Friday 30 March 2007

Aqua Vitae

I drove to the river today. I have been reading about how in very dry times, farmers in Minden, Marburg and Tallegalla would go to the Bremer River to get water. Farmers on the other side of the scrub in Lowood and surrounding areas could easily get to the Brisbane River which at that point is narrow but deep and constant even in spite of having been comprehensively dammed at Wivenhoe and subsequently had a great deal of irrigation water pumped out of it. None of this would have existed in earlier times but the supply is there.

On the other hand, the Bremer River is not impressive in these dry times. I will have to find out the exact dates for droughts in the late 1800s. There are certainly many accounts of people getting water from the river. I settled into my air-conditioned car, drove along a dirt road then onto the main sealed road to Rosewood, climbed the Tallegalla hills in third gear then cruised into Rosewood township. Crossing the railway, I turned west then south and a kilometre or so along the road came to the river. All in all, about a 20 minute drive at between 60 and 80 kilometres an hour.

I find it hard to imagine driving a horse cart (what was called a “German wagon”) all that distance especially over the hills. Obviously this was a last resort. Most properties would have a gully or a waterhole that would collect water if it rained. Some of the properties down in the valleys may have had bores. Black Snake Creek winds through the Marburg valley but rarely has water. When it rained, people may have diverted its flow to fill their dams. Drought leads to great resourcefulness (and also crime but that is for another post). I have not investigated the creek closely – I find the name discouraging although apparently it is the brown snakes that you have to watch out for.

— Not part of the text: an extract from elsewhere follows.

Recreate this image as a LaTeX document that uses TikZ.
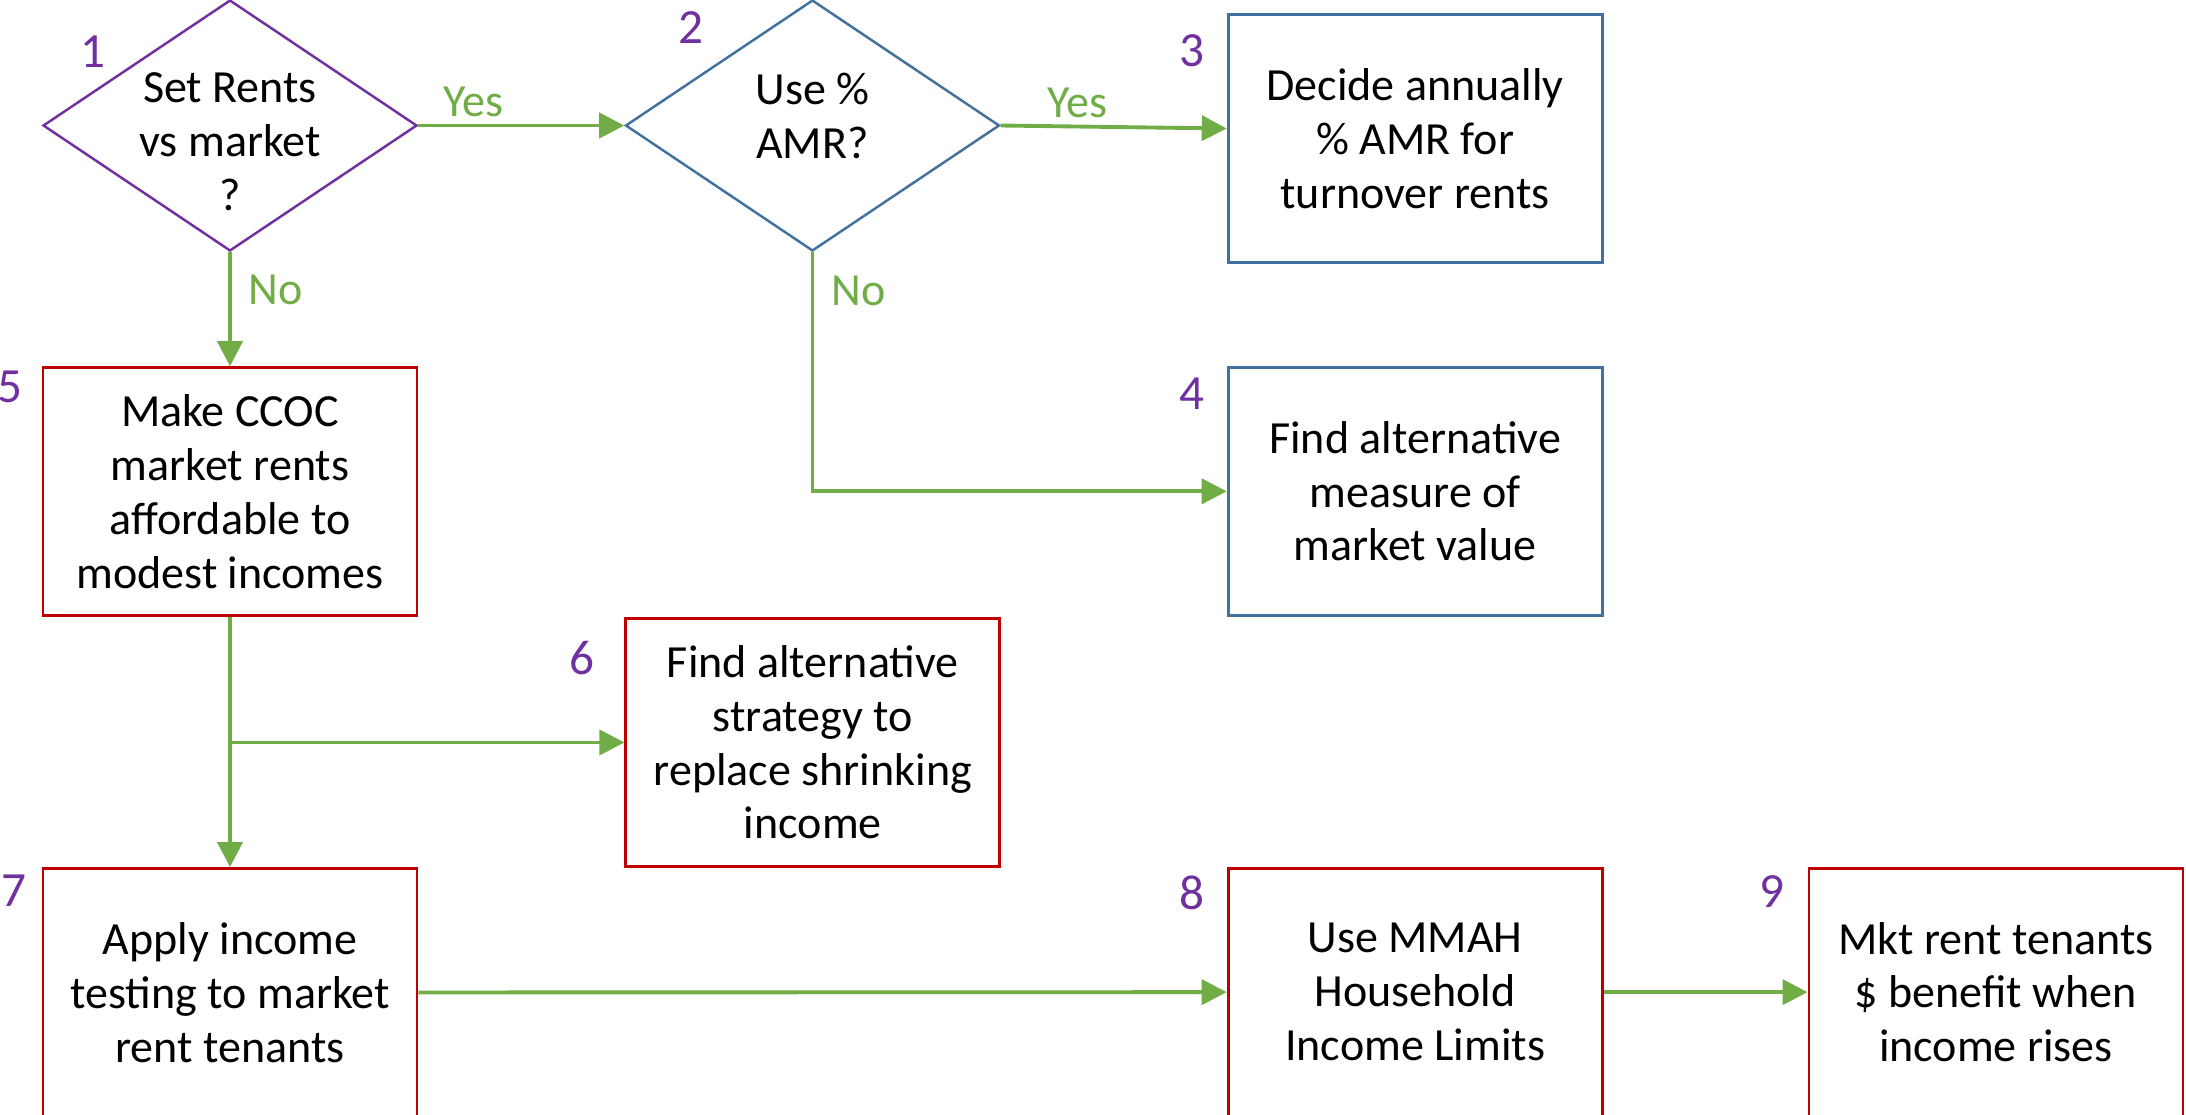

The elderly friend whom I was taking to visit another friend grew up in this area. She said that they had always had water tanks but that she does remember her father taking the wagon to One Mile Bridge in Ipswich (today a twenty kilometre drive at 100 kilometres/hour) to gather water hyacinth to feed the cattle in hard times. Another friend tells the story of a more recent German immigrant moving to a rural property and using up their entire water supply in one day to bring the place up to her cultural standards of cleanliness. The place was clean but they did not bathe for a long time afterwards. In Queensland today, we complain about water restrictions but we cannot imagine how hard it was for the early settlers. Water is such a vital and scarce part of life here that you will hear about it again and again.